Work required
Nothing but the lines from the top of the data to the line holding "0.799, 0.848, 0.905]" should be printed, word for word and both ends included; leave the pictures out.

:: Recorded information ::

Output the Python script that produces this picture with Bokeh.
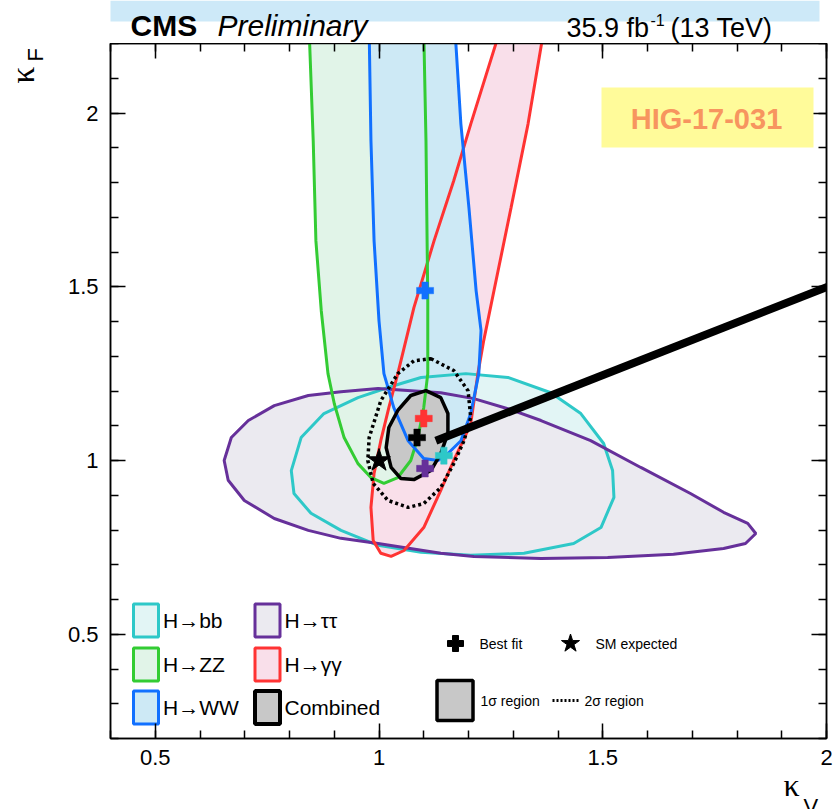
from bokeh.plotting import figure
from bokeh.layouts import column
from bokeh.models import Range1d, LinearAxis, Label, BoxAnnotation, FixedTicker
from bokeh.core.properties import value
from bokeh.embed import file_html
from bokeh.resources import INLINE

FONT = "Liberation Sans"
SERIF = "Liberation Serif"

# ---------------- data (kappa_V, kappa_F) ----------------
bb_kv = [0.804, 0.826, 0.877, 0.953, 1.027, 1.094, 1.194, 1.288, 1.384, 1.451, 1.502, 1.522,
         1.525, 1.496, 1.435, 1.324, 1.205, 1.094, 0.998, 0.915, 0.848, 0.810]
bb_kf = [0.971, 1.066, 1.135, 1.181, 1.213, 1.239, 1.250, 1.239, 1.195, 1.135, 1.049, 0.971,
         0.894, 0.807, 0.761, 0.733, 0.727, 0.736, 0.756, 0.799, 0.848, 0.905]

tt_kv = [0.654, 0.670, 0.708, 0.766, 0.842, 0.915, 0.998, 1.138, 1.212, 1.288, 1.362, 1.473,
         1.585, 1.696, 1.770, 1.824, 1.842, 1.819, 1.770, 1.658, 1.511, 1.362, 1.212, 1.138,
         0.998, 0.915, 0.842, 0.766, 0.699, 0.663]
tt_kf = [1.000, 1.066, 1.115, 1.158, 1.187, 1.198, 1.207, 1.195, 1.178, 1.149, 1.115, 1.057,
         0.980, 0.905, 0.851, 0.819, 0.790, 0.761, 0.747, 0.730, 0.721, 0.718, 0.724, 0.733,
         0.761, 0.776, 0.799, 0.833, 0.885, 0.943]

zz_kv = [0.844, 0.853, 0.859, 0.871, 0.886, 0.900, 0.922, 0.953, 0.982, 1.011, 1.042, 1.071,
         1.087, 1.100, 1.109, 1.109, 1.105, 1.100]
zz_kf = [2.236, 1.920, 1.632, 1.431, 1.250, 1.164, 1.066, 0.991, 0.951, 0.934, 0.951, 1.000,
         1.066, 1.152, 1.250, 1.460, 1.920, 2.236]

ww_kv = [0.978, 0.982, 0.989, 1.000, 1.011, 1.033, 1.065, 1.100, 1.132, 1.154, 1.183, 1.205,
         1.223, 1.228, 1.217, 1.201, 1.183, 1.170]
ww_kf = [2.236, 1.920, 1.632, 1.402, 1.250, 1.152, 1.057, 1.006, 1.000, 1.020, 1.057, 1.135,
         1.250, 1.374, 1.489, 1.727, 1.968, 2.236]

gg_kv = [1.270, 1.205, 1.167, 1.123, 1.078, 1.042, 1.022, 1.004, 0.989, 0.982, 0.987, 1.004,
         1.027, 1.056, 1.100, 1.138, 1.167, 1.188, 1.205, 1.221, 1.234, 1.257, 1.295, 1.333, 1.368]
gg_kf = [2.236, 1.968, 1.805, 1.632, 1.440, 1.250, 1.152, 1.057, 0.963, 0.865, 0.770, 0.733,
         0.724, 0.741, 0.807, 0.914, 1.000, 1.057, 1.106, 1.250, 1.345, 1.489, 1.727, 1.968, 2.236]

comb1_kv = [1.105, 1.138, 1.154, 1.154, 1.138, 1.116, 1.078, 1.049, 1.027, 1.016, 1.022, 1.042, 1.071]
comb1_kf = [1.201, 1.181, 1.135, 1.078, 1.020, 0.971, 0.945, 0.948, 0.980, 1.037, 1.095, 1.144, 1.187]

comb2_kv = [1.116, 1.167, 1.199, 1.205, 1.190, 1.167, 1.138, 1.100, 1.065, 1.020, 0.987, 0.975,
            0.978, 1.004, 1.042, 1.078]
comb2_kf = [1.293, 1.259, 1.201, 1.124, 1.057, 0.991, 0.922, 0.876, 0.865, 0.885, 0.934, 1.000,
            1.066, 1.172, 1.250, 1.287]

best_names = ["bb", "tautau", "gamgam", "WW", "combined"]
best_kv = [1.145, 1.103, 1.100, 1.103, 1.085]
best_kf = [1.014, 0.977, 1.121, 1.489, 1.066]

sm_kv = [1.0]
sm_kf = [1.0]

pointer_kv = [1.127, 2.03]
pointer_kf = [1.057, 1.514]

x_major = [0.5, 1.0, 1.5, 2.0]
y_major = [0.5, 1.0, 1.5, 2.0]
x_minor = [0.4, 0.5, 0.6, 0.7, 0.8, 0.9, 1.0, 1.1, 1.2, 1.3, 1.4, 1.5, 1.6, 1.7, 1.8, 1.9, 2.0]
y_minor = [0.2, 0.3, 0.4, 0.5, 0.6, 0.7, 0.8, 0.9, 1.0, 1.1, 1.2, 1.3, 1.4, 1.5, 1.6, 1.7, 1.8,
           1.9, 2.0, 2.1, 2.2]

legend_labels = ["H\u2192bb", "H\u2192ZZ", "H\u2192WW", "H\u2192\u03c4\u03c4", "H\u2192\u03b3\u03b3", "Combined"]

# ---------------- styles ----------------
C_BB, F_BB = "#2ec8c8", "#e2f5f5"
C_TT, F_TT = "#66309a", "#ebeaf0"
C_ZZ, F_ZZ = "#33cc33", "#e1f4e8"
C_WW, F_WW = "#1170ff", "#cde9f5"
C_GG, F_GG = "#ff3333", "#f9dfea"
C_CB, F_CB = "#000000", "#c8c8c8"

W = 834
HEAD_H, MAIN_H, FOOT_H = 43, 733, 33
L, R, T, B = 110, 826, 43, 738          # frame edges in page pixels
X0, X1, Y0, Y1 = 0.4, 2.0, 0.2, 2.2


def dx(px):
    return X0 + (px - L) * (X1 - X0) / (R - L)


def dy(py):
    return Y1 - (py - T) * (Y1 - Y0) / (B - T)


def strip(height, y_top):
    # page-pixel coordinate strip; its frame is aligned with the main frame (L..R)
    f = figure(width=W, height=height, x_range=Range1d(L, R),
               y_range=Range1d(y_top + height, y_top),
               output_backend="svg", toolbar_location=None,
               min_border_left=L, min_border_right=W - R, min_border_top=0, min_border_bottom=0,
               x_axis_location=None, y_axis_location=None)
    f.grid.visible = False
    f.outline_line_color = None
    f.background_fill_color = "white"
    f.border_fill_color = "white"
    return f


# ---------------- header strip ----------------
head = strip(HEAD_H, 0)
head.quad(left=[101], right=[819], top=[0], bottom=[21], fill_color="#cde9f8", line_color=None)
head.text(x=[130], y=[25], text=["CMS"], text_font=value(FONT), text_font_style="bold",
          text_font_size="30px", text_color="black", text_baseline="middle")
head.text(x=[217], y=[25], text=["Preliminary"], text_font=value(FONT), text_font_style="italic",
          text_font_size="30px", text_color="black", text_baseline="middle")
head.text(x=[566], y=[27], text=["35.9 fb"], text_font=value(FONT),
          text_font_size="27px", text_color="black", text_baseline="middle")
head.text(x=[650], y=[19], text=["-1"], text_font=value(FONT),
          text_font_size="16px", text_color="black", text_baseline="middle")
head.text(x=[772], y=[27], text=["(13 TeV)"], text_font=value(FONT), text_align="right",
          text_font_size="27px", text_color="black", text_baseline="middle")

# ---------------- main plot ----------------
p = figure(width=W, height=MAIN_H, x_range=Range1d(X0, X1), y_range=Range1d(Y0, Y1),
           output_backend="svg", toolbar_location=None,
           min_border_left=L, min_border_right=W - R, min_border_top=0,
           min_border_bottom=MAIN_H - (B - T),
           x_axis_location=None, y_axis_location=None)
p.grid.visible = False
p.outline_line_color = "black"
p.outline_line_width = 1.5
p.background_fill_color = "white"
p.border_fill_color = "white"


def make_axis(ticks, minors, show_labels, standoff=12):
    ax = LinearAxis(ticker=FixedTicker(ticks=ticks, minor_ticks=minors))
    ax.major_tick_in = 15
    ax.major_tick_out = 0
    ax.minor_tick_in = 8
    ax.minor_tick_out = 0
    ax.major_tick_line_width = 1.5
    ax.minor_tick_line_width = 1.5
    ax.axis_line_width = 1.5
    ax.major_label_text_font = FONT
    ax.major_label_text_color = "black"
    if show_labels:
        ax.major_label_text_font_size = "22px"
        ax.major_label_standoff = standoff
    else:
        ax.major_label_overrides = {t: "" for t in ticks}
        ax.major_label_text_font_size = "0px"
        ax.major_label_standoff = 0
    return ax


p.add_layout(make_axis(x_major, x_minor, True, 11), "below")
p.add_layout(make_axis(y_major, y_minor, True, 12), "left")
p.add_layout(make_axis(x_major, x_minor, False), "above")
p.add_layout(make_axis(y_major, y_minor, False), "right")

contours = [
    (bb_kv, bb_kf, C_BB, F_BB),
    (tt_kv, tt_kf, C_TT, F_TT),
    (gg_kv, gg_kf, C_GG, F_GG),
    (zz_kv, zz_kf, C_ZZ, F_ZZ),
    (ww_kv, ww_kf, C_WW, F_WW),
]
for kv, kf, lc, fc in contours:
    p.patch(kv, kf, fill_color=fc, fill_alpha=1.0, line_color=None)
p.patch(comb1_kv, comb1_kf, fill_color=F_CB, line_color=None)

for kv, kf, lc, fc in contours:
    p.patch(kv, kf, fill_color=None, line_color=lc, line_width=3)
p.patch(comb2_kv, comb2_kf, fill_color=None, line_color="black", line_width=3.5, line_dash="3 3")
p.patch(comb1_kv, comb1_kf, fill_color=None, line_color="black", line_width=3.5)

best_colors = [C_BB, C_TT, C_GG, C_WW, "black"]
p.scatter(best_kv, best_kf, marker="plus", size=17, fill_color=best_colors, line_color=best_colors,
          line_width=0.5)
p.scatter(sm_kv, sm_kf, marker="star", size=24, fill_color="black", line_color="black")

p.line(pointer_kv, pointer_kf, line_color="black", line_width=8)

# HIG box
p.add_layout(BoxAnnotation(left=dx(601), right=dx(813), top=dy(87), bottom=dy(147),
                           fill_color="#fffb9a", fill_alpha=1.0, line_color=None))
p.add_layout(Label(x=dx(706), y=dy(118), text="HIG-17-031", text_align="center",
                   text_baseline="middle", text_font=FONT, text_font_style="bold",
                   text_font_size="29px", text_color="#f7955f"))
p.line([dx(624), dx(789)], [dy(134), dy(134)], line_color="#f7955f", line_width=3)

# legend 1
leg_x = [145.5, 145.5, 145.5, 267, 267, 267]
leg_y = [620, 664, 707, 620, 664, 707]
leg_lc = [C_BB, C_ZZ, C_WW, C_TT, C_GG, C_CB]
leg_fc = [F_BB, F_ZZ, F_WW, F_TT, F_GG, F_CB]
leg_lw = [3, 3, 3, 3, 3, 4]
p.rect([dx(v) for v in leg_x], [dy(v) for v in leg_y], width=25, height=33,
       width_units="screen", height_units="screen", fill_color=leg_fc, line_color=leg_lc,
       line_width=leg_lw)
for lx, ly, txt in zip(leg_x, leg_y, legend_labels):
    p.add_layout(Label(x=dx(lx + 17), y=dy(ly), text=txt, text_baseline="middle",
                       text_font=FONT, text_font_size="21px", text_color="black"))

# legend 2
p.scatter([dx(455)], [dy(643)], marker="plus", size=16, color="black")
p.scatter([dx(570)], [dy(643)], marker="star", size=19, color="black")
p.rect([dx(454.5)], [dy(700)], width=36, height=40, width_units="screen", height_units="screen",
       fill_color=F_CB, line_color="black", line_width=3.5)
p.line([dx(552), dx(580)], [dy(700), dy(700)], line_color="black", line_width=3, line_dash="2 2")
for tx, ty, txt in [(479, 643, "Best fit"), (595, 643, "SM expected"),
                    (480, 700, "1\u03c3 region"), (584, 700, "2\u03c3 region")]:
    p.add_layout(Label(x=dx(tx), y=dy(ty), text=txt, text_baseline="middle",
                       text_font=FONT, text_font_size="14px", text_color="black"))

# y-axis title (kappa_F), drawn in the left side panel
p.add_layout(Label(x=dx(40), y=dy(83), text="\u03ba", angle=90, angle_units="deg",
                   text_font=SERIF, text_font_size="33px", text_color="black"), "left")
p.add_layout(Label(x=dx(47), y=dy(61), text="F", angle=90, angle_units="deg",
                   text_font=FONT, text_font_size="22px", text_color="black"), "left")

# ---------------- footer strip (kappa_V) ----------------
foot = strip(FOOT_H, HEAD_H + MAIN_H)
foot.text(x=[783], y=[784], text=["\u03ba"], text_font=value(SERIF), text_font_size="32px",
          text_color="black", text_baseline="middle")
foot.text(x=[803], y=[806], text=["V"], text_font=value(FONT), text_font_size="22px",
          text_color="black", text_baseline="middle")

layout = column(head, p, foot, spacing=0)
open("out.html", "w").write(file_html(layout, INLINE))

:::

Task output
Output the Python script that produces this picture with Bokeh.
from bokeh.plotting import figure
from bokeh.layouts import column
from bokeh.models import Range1d, LinearAxis, Label, BoxAnnotation, FixedTicker
from bokeh.core.properties import value
from bokeh.embed import file_html
from bokeh.resources import INLINE

FONT = "Liberation Sans"
SERIF = "Liberation Serif"

# ---------------- data (kappa_V, kappa_F) ----------------
bb_kv = [0.804, 0.826, 0.877, 0.953, 1.027, 1.094, 1.194, 1.288, 1.384, 1.451, 1.502, 1.522,
         1.525, 1.496, 1.435, 1.324, 1.205, 1.094, 0.998, 0.915, 0.848, 0.810]
bb_kf = [0.971, 1.066, 1.135, 1.181, 1.213, 1.239, 1.250, 1.239, 1.195, 1.135, 1.049, 0.971,
         0.894, 0.807, 0.761, 0.733, 0.727, 0.736, 0.756, 0.799, 0.848, 0.905]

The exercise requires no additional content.